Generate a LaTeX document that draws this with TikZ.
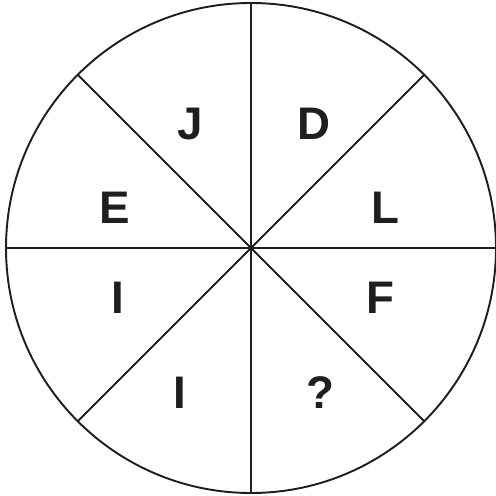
\documentclass[tikz,border=0pt]{standalone}
\usepackage{fontspec}
\setmainfont{Liberation Sans}

\begin{document}
\begin{tikzpicture}[line width=1.1pt, draw={black!88},
    letter/.style={font=\fontsize{26}{26}\selectfont\bfseries, text={black!88}, inner sep=0pt}]
        \useasboundingbox (0, 0) rectangle (9.92, 9.92);

        % 円と8つの扇形
        \coordinate (o) at (5.02, 4.96);
        \draw (o) circle (4.9);
        \foreach \a in {0, 45, ..., 315}
          \draw (o) -- ++(\a:4.9);

        % 各扇形の文字
        \node[letter] (j) at (3.80, 7.44) {J};
        \node[letter] (d) at (6.28, 7.44) {D};
        \node[letter] (e) at (2.30, 5.76) {E};
        \node[letter] (l) at (7.70, 5.76) {L};
        \node[letter] (i1) at (2.36, 3.96) {I};
        \node[letter] (f) at (7.60, 3.96) {F};
        \node[letter] (i2) at (3.60, 2.06) {I};
        \node[letter] (q) at (6.40, 2.06) {?};
      \end{tikzpicture}
\end{document}
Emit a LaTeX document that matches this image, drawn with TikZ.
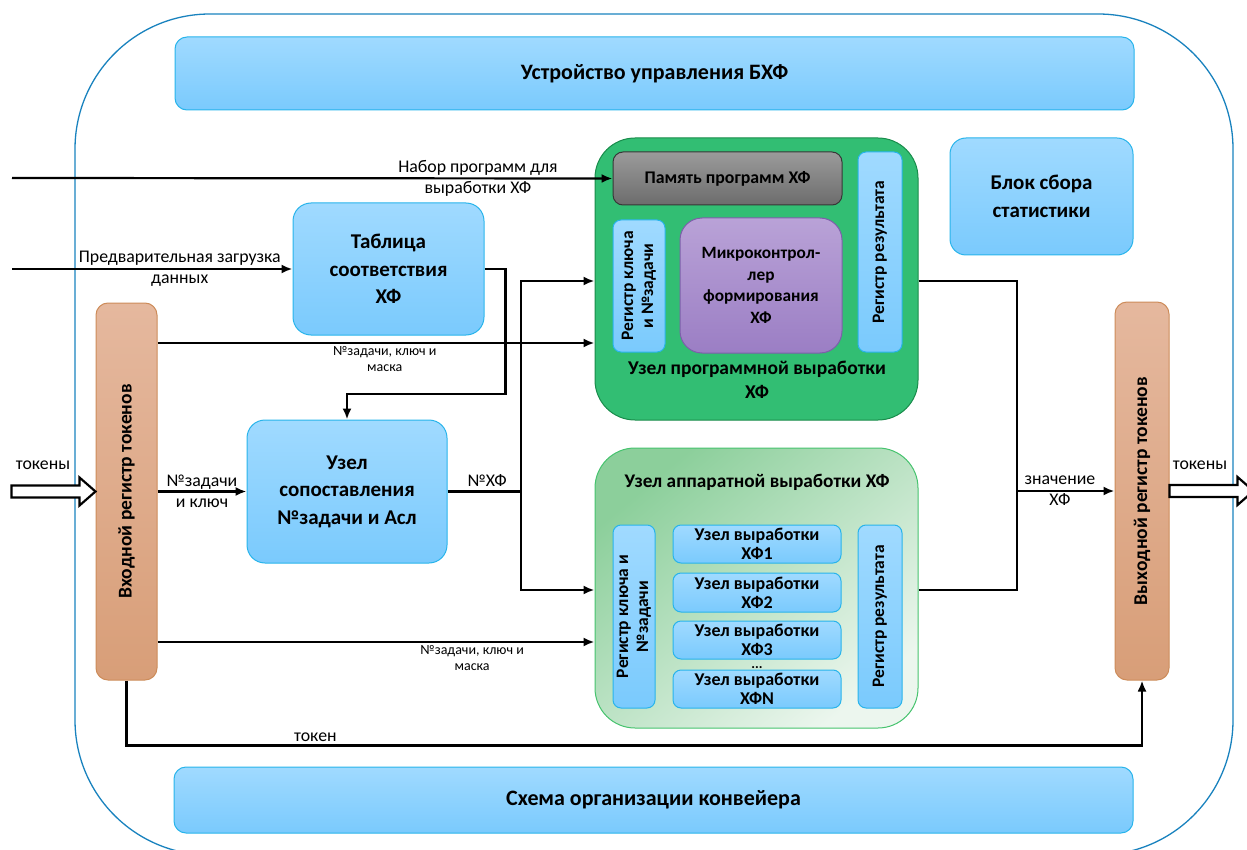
\documentclass[tikz,border=0pt]{standalone}
\usepackage{fontspec}
\setmainfont{Carlito}
\usepackage{graphicx}
\usetikzlibrary{arrows.meta}

\definecolor{bluetop}{RGB}{160,218,255}
\definecolor{bluebot}{RGB}{122,202,253}
\definecolor{blueline}{RGB}{40,180,235}
\definecolor{progfill}{RGB}{50,190,115}
\definecolor{progline}{RGB}{25,140,75}
\definecolor{hwA}{RGB}{140,207,155}
\definecolor{hwB}{RGB}{236,246,238}
\definecolor{hwline}{RGB}{70,195,110}
\definecolor{memtop}{RGB}{155,155,155}
\definecolor{membot}{RGB}{108,108,108}
\definecolor{memline}{RGB}{55,55,55}
\definecolor{mcutop}{RGB}{185,162,215}
\definecolor{mcubot}{RGB}{155,126,196}
\definecolor{mculine}{RGB}{125,95,170}
\definecolor{regtop}{RGB}{229,184,158}
\definecolor{regbot}{RGB}{216,158,120}
\definecolor{regline}{RGB}{205,140,90}
\definecolor{frame}{RGB}{25,130,190}

\newcommand{\vlabel}[1]{\rotatebox{90}{\begin{tabular}{@{}c@{}}#1\end{tabular}}}

\tikzset{
    block/.style = {draw = blueline, line width = 1pt, rounded corners = 12,
        top color = bluetop, bottom color = bluebot, align = center, inner sep = 0,
        font = \bfseries\fontsize{21}{27.5}\selectfont},
    reg/.style = {block, rounded corners = 8, font = \bfseries\fontsize{17.5}{20}\selectfont},
    unit/.style = {block, rounded corners = 8, font = \bfseries\fontsize{18}{19}\selectfont},
    tokreg/.style = {draw = regline, line width = 1pt, rounded corners = 12,
        top color = regtop, bottom color = regbot, inner sep = 0,
        font = \bfseries\fontsize{19.5}{22}\selectfont},
    arr/.style = {line width = 2.2pt, -{Latex[length = 11pt, width = 9pt]}},
    wire/.style = {line width = 2.2pt},
    fat/.style = {line width = 2.2pt, fill = white, line join = miter},
    lbl/.style = {align = center, inner sep = 0, font = \fontsize{17.8}{21}\selectfont},
    small/.style = {align = center, inner sep = 2pt, font = \fontsize{14}{16}\selectfont}
}

\begin{document}
\begin{tikzpicture}[x = 1pt, y = -1pt]
    \useasboundingbox (0, 0) rectangle (1247, 850);
    \clip (0, 0) rectangle (1247, 850);

    % outer frame
    \node[draw = frame, line width = 1.3pt, rounded corners = 135,
        minimum width = 1158, minimum height = 841] (bhf) at (654, 434.5) {};

    \node[block, font = \bfseries\fontsize{22}{27}\selectfont, minimum width = 959, minimum height = 73] (ctrl) at (654.5, 73.5) {Устройство управления БХФ};
    \node[block, font = \bfseries\fontsize{22}{27}\selectfont, minimum width = 959, minimum height = 66] (pipe) at (653.5, 800) {Схема организации конвейера};
    \node[block, rounded corners = 16, minimum width = 183, minimum height = 117] (stat) at (1041.5, 196.5) {Блок сбора\\статистики};
    \node[block, rounded corners = 18, minimum width = 191, minimum height = 132] (tab) at (388.5, 269) {Таблица\\соответствия\\ХФ};
    \node[block, rounded corners = 18, minimum width = 200, minimum height = 143] (match) at (347, 491.5) {Узел\\сопоставления\\№задачи и Асл};

    % token registers
    \node[tokreg, minimum width = 61, minimum height = 377] (inreg) at (126.5, 491.5) {\rotatebox{90}{Входной регистр токенов}};
    \node[tokreg, minimum width = 54, minimum height = 378] (outreg) at (1142, 491) {\rotatebox{90}{Выходной регистр токенов}};

    % program node
    \node[draw = progline, fill = progfill, line width = 1pt, rounded corners = 40,
        minimum width = 323, minimum height = 282] (prog) at (756.5, 279) {};
    \node[draw = memline, line width = 1pt, rounded corners = 10, top color = memtop, bottom color = membot,
        minimum width = 229, minimum height = 53, font = \bfseries\fontsize{17.8}{20}\selectfont] (mem) at (727.5, 178.5) {Память программ ХФ};
    \node[reg, minimum width = 52, minimum height = 132] (kregp) at (639, 286) {\vlabel{Регистр ключа\\и №задачи}};
    \node[draw = mculine, line width = 1pt, rounded corners = 22, top color = mcutop, bottom color = mcubot,
        minimum width = 162, minimum height = 135, align = center,
        font = \bfseries\fontsize{17.3}{21.5}\selectfont] (mcu) at (761, 285.5) {Микроконтрол-\\лер\\формирования\\ХФ};
    \node[reg, minimum width = 44, minimum height = 200] (rregp) at (880, 252) {\vlabel{Регистр результата}};
    \node[align = center, font = \bfseries\fontsize{19.5}{24}\selectfont] (progname) at (757, 380) {Узел программной выработки\\ХФ};

    % hardware node
    \node[draw = hwline, line width = 1pt, rounded corners = 40,
        top color = hwA, bottom color = hwB, shading angle = 40,
        minimum width = 323, minimum height = 280] (hw) at (756.5, 588) {};
    \node[font = \bfseries\fontsize{19.3}{21}\selectfont] (hwname) at (757, 482) {Узел аппаратной выработки ХФ};
    \node[reg, minimum width = 42, minimum height = 183] (kregh) at (634, 616.5) {\vlabel{Регистр ключа и\\№задачи}};
    \node[unit, minimum width = 168, minimum height = 38] (u1) at (757, 544) {Узел выработки\\ХФ1};
    \node[unit, minimum width = 168, minimum height = 39] (u2) at (757, 592.5) {Узел выработки\\ХФ2};
    \node[unit, minimum width = 168, minimum height = 38] (u3) at (757, 640) {Узел выработки\\ХФ3};
    \node[unit, minimum width = 168, minimum height = 38] (u4) at (757, 689) {Узел выработки\\ХФN};
    \node[font = \bfseries\fontsize{14}{14}\selectfont, inner sep = 0, anchor = base] (dots) at (757, 668.5) {\smash{...}};
    \node[reg, minimum width = 44, minimum height = 183] (rregh) at (880, 616.5) {\vlabel{Регистр результата}};

    % levels of the lines
    \coordinate (inA) at (12, 178);
    \coordinate (inB) at (12, 269);
    \coordinate (yA) at (0, 343);
    \coordinate (yB) at (0, 281);
    \coordinate (yC) at (0, 642);
    \coordinate (yD) at (0, 590);
    \coordinate (split) at (521, 491.5);
    \coordinate (join) at (1017, 491);

    % inputs from outside
    \draw[arr] (inA) -- (mem.west) node[lbl, pos = 0.776] (lProg) {Набор программ для\\выработки ХФ};
    \draw[arr] (inB) -- (tab.west) node[lbl, pos = 0.598] (lLoad) {Предварительная загрузка\\данных};

    \draw[arr] (tab.east) -- ++(21, 0) -- ++(0, 125) -| (match.north);

    \draw[arr] (inreg.east |- yA) -- (prog.west |- yA) node[small, below, pos = 0.52] (lKey1) {№задачи, ключ и\\маска};
    \draw[arr] (inreg.east |- match.west) -- (match.west) node[lbl, pos = 0.5] (lKey) {№задачи\\и ключ};
    \draw[arr] (inreg.east |- yC) -- (hw.west |- yC) node[small, below, pos = 0.72] (lKey2) {№задачи, ключ и\\маска};

    \draw[wire] (match.east) -- (split) node[lbl, above = 4pt, pos = 0.54] (lNum) {№ХФ};
    \draw[arr] (split) |- (prog.west |- yB);
    \draw[arr] (split) |- (hw.west |- yD);

    \draw[wire] (prog.east |- yB) -| (join);
    \draw[wire] (hw.east |- yD) -| (join);
    \draw[arr] (join) -- (outreg.west |- join) node[lbl, pos = 0.44] (lVal) {значение\\ХФ};

    \draw[arr] (inreg.south) -- ++(0, 65) -| (outreg.south) node[lbl, above = 3pt, pos = 0.093] (lTok) {токен};

    % token streams
    \draw[fat] (inreg.west) -- ++(-16, -14) -- ++(0, 8) -- ++(-68, 0) -- ++(0, 12)
        -- ++(68, 0) -- ++(0, 8) -- cycle;
    \node[lbl] (lIn) at (43, 465) {токены};
    \draw[fat] (outreg.east |- join) ++(0, -6) -- ++(68, 0) -- ++(0, -8) -- ++(16, 14)
        -- ++(-16, 14) -- ++(0, -8) -- ++(-68, 0) -- cycle;
    \node[lbl] (lOut) at (1200, 465) {токены};
\end{tikzpicture}
\end{document}
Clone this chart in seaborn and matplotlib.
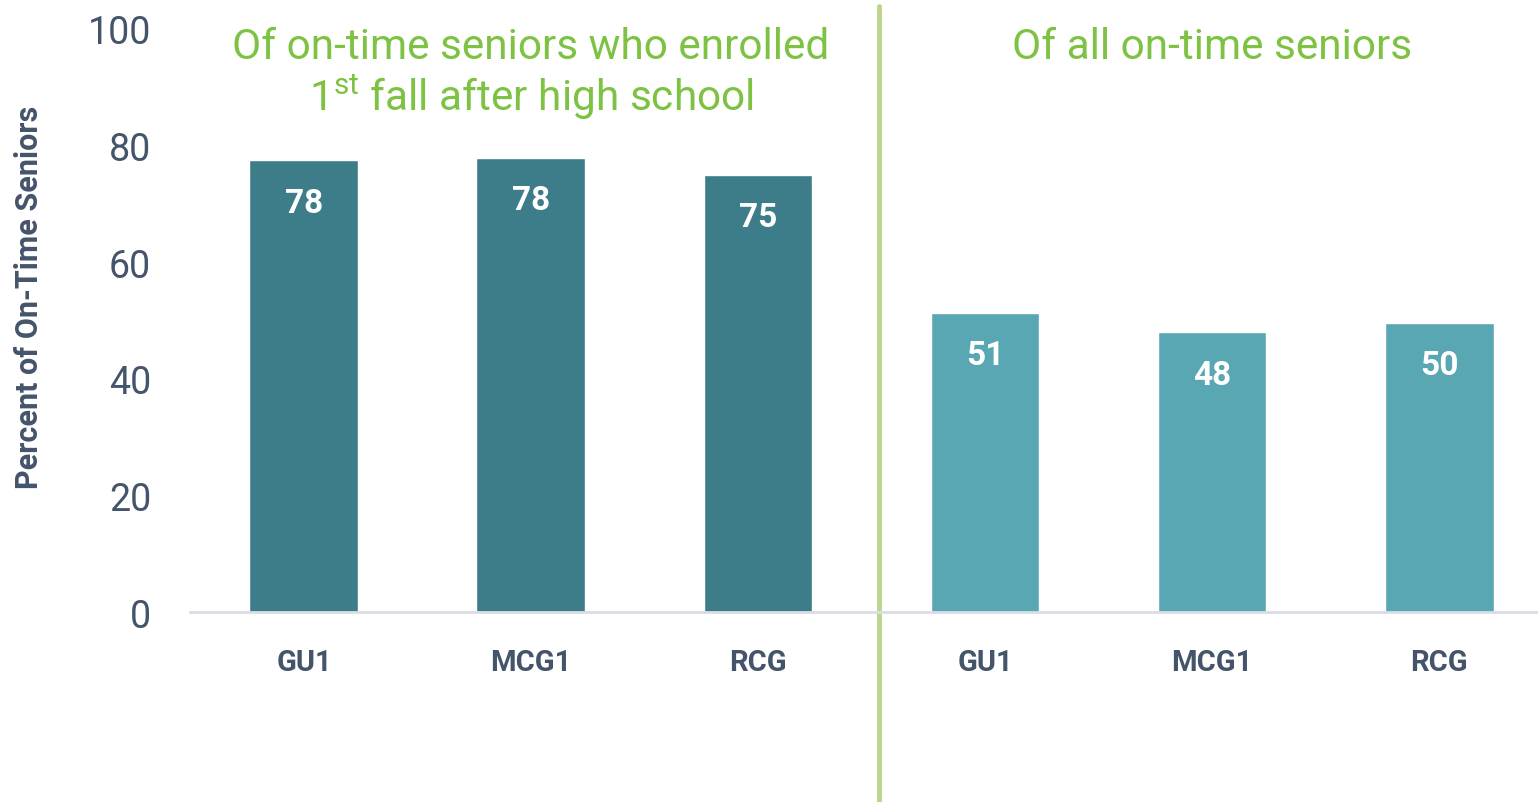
import pandas as pd
import matplotlib.pyplot as plt
import seaborn as sns

# Data
schools = ['GU1', 'MCG1', 'RCG']
enrolled_pct = [77.5, 77.9, 75.0]
all_pct = [51.3, 48.0, 49.6]
groups = ['Of on-time seniors who enrolled\n1$^{\\mathrm{st}}$ fall after high school',
          'Of all on-time seniors']

dark = '#3D7D89'
light = '#5AA7B4'
green = '#7DC242'
divider = '#BCD48C'
ink = '#44546A'

sns.set_theme(style='white')
plt.rcParams['font.family'] = ['Roboto', 'DejaVu Sans']
plt.rcParams['mathtext.fontset'] = 'custom'
plt.rcParams['mathtext.rm'] = 'Roboto'

rows = []
for i, s in enumerate(schools):
    rows.append({'key': 'a' + s, 'school': s, 'group': 'enrolled', 'value': enrolled_pct[i]})
for i, s in enumerate(schools):
    rows.append({'key': 'b' + s, 'school': s, 'group': 'all', 'value': all_pct[i]})
df = pd.DataFrame(rows)

fig = plt.figure(figsize=(15.38, 8.03), dpi=100)
ax = fig.add_axes([190 / 1538, 1 - 613 / 803, 1 - 190 / 1538, 583 / 803])

sns.barplot(data=df, x='key', y='value', hue='group', dodge=False,
            palette={'enrolled': dark, 'all': light}, width=0.48,
            saturation=1, legend=False, ax=ax)

# value labels inside bars
for i, v in enumerate(df['value']):
    ax.text(i, v - 7.3, f'{round(v):.0f}', ha='center', va='center',
            color='white', fontsize=24, fontweight='bold')

ax.set_xlim(-0.502, 5.436)
ax.set_ylim(0, 100)
ax.set_yticks([0, 20, 40, 60, 80, 100])
ax.tick_params(axis='y', labelsize=27, labelcolor=ink, length=0, pad=28)
ax.set_xticks(range(len(df)))
ax.set_xticklabels(df['school'], fontsize=21, fontweight='bold', color=ink)
ax.tick_params(axis='x', length=0, pad=26)
ax.set_xlabel('')
ax.set_ylabel('Percent of On-Time Seniors', fontsize=22, fontweight='bold',
              color=ink)
ax.yaxis.set_label_coords(-0.108, 0.542)

sns.despine(ax=ax, left=True, top=True, right=True)
ax.spines['bottom'].set_color('#D9DEE5')
ax.spines['bottom'].set_linewidth(2)

# section divider and headings
ax.axvline(2.533, ymin=-0.33, ymax=1.04, color=divider, lw=3.5, clip_on=False)
ax.text(1.0, 92.3, groups[0], ha='center', va='center', color=green,
        fontsize=30.5, linespacing=1.12)
ax.text(4.0, 97.0, groups[1], ha='center', va='center', color=green, fontsize=30.5)

fig.savefig('out.png', dpi=100)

━━━━━━━━

Give back only the lines from the one holding "Clone this chart in seaborn and matplotlib." through the one holding "import seaborn as sns", both kept, exactly as written. Omit the images.

Clone this chart in seaborn and matplotlib.
import pandas as pd
import matplotlib.pyplot as plt
import seaborn as sns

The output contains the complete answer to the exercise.